Dale Carnegie of Orange County | Improving Leadership Effectiveness

Sales: Your Unique Selling Proposition

Competition in today’s global marketplace is fierce. Most products and services on the market today have multiple competitors. Do your potential customers believe your solution is interchangeable with your competitor’s solutions? Do you know what differentiates your product or solution from the rest of your competitors? It is amazing how many sales professionals have never sat down to really examine their Unique Selling Propositions in a way that allows them to win business from their competition. That is not just understanding what your competitors don’t do, but instead understanding what you do and how it helps your customers.

Sales professionals need to understand their own Unique Selling Proposition (USP) so well that they can articulate it in a way that prospective customers see and understand the value their solution brings to the table. When a sales professional can truly do this with confidence and enthusiasm, they will substantially increase their win ratio.

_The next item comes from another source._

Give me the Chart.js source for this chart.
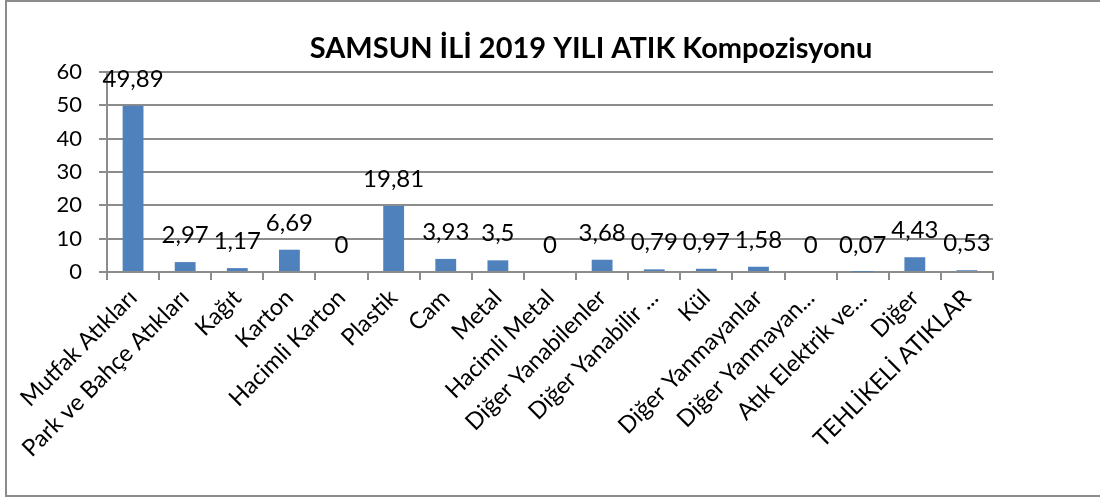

Here are five steps to work through to help you communicate your USP with more passion and influence:

  1. Why do customers want my product or service (What does it do for them)? It is tempting to just say what your product does, but you really need to understand the reason why the customer wants it. An example is sales training. Organizations don’t just want sales training; what they want is the end result of what sales training will give them. In the case of sales training, organizations may want to become more profitable or gain market share. Knowing this, you can stop talking about your product and start talking about what they want.
  2. How does my product or service uniquely deliver what they want? This is the difference between your product or service and every other competitor on the market. An example is when you look at buying an iPhone vs an Android. Both are smartphones that can perform similar functions. However, Android is both open source and open to alternative applications making it a far more flexible alternative. But, iPhone’s iOS has more consistent updates and a closed ecosystem that is harder to penetrate making it more secure. Both have users that would never switch from one to the other because of what they perceive as the uniqueness of what their phone offers.
  3. Why would customers do business with you over your competition? An example of this is when I sold call center solutions back in 2001 during the time when terrorists attacked. I had several competitors that were priced lower than my solution, but I understood their business well enough to talk in terms of their interest. I knew that any system failure would be catastrophic to their businesses, and not only could we run redundant systems, but none of the lower-priced competitors could drop-ship a whole new system overnight to them if there was an emergency. We also had 24/7 field support to complete the emergency installation. This gave us a huge competitive advantage over any lower-priced system at a time when call centers were looking at emergency preparedness.
  4. Combine the first three questions above into a written statement. This is where you take everything you came up with from the first three questions and start putting them together in a few sentences that talk to your product or solution’s unique ability.
  5. How can you articulate your ability (proficiency?) to your customers in a few words? Once you have a working idea or theme from the step above, you need to boil it down to a few words that capture your product or solution’s uniqueness. You see examples of this when you watch commercials from automotive manufactures. Ford – “Go Further”, Chevy – “Like a Rock”, or Toyota’s – “Let’s Go Places” are all examples of appealing to what their end customer is ultimately looking for.

Take the time to sit down and work through the steps above to understand and articulate your Unique Selling Proposition. When you do this, you will be energized and able to win deals with confidence.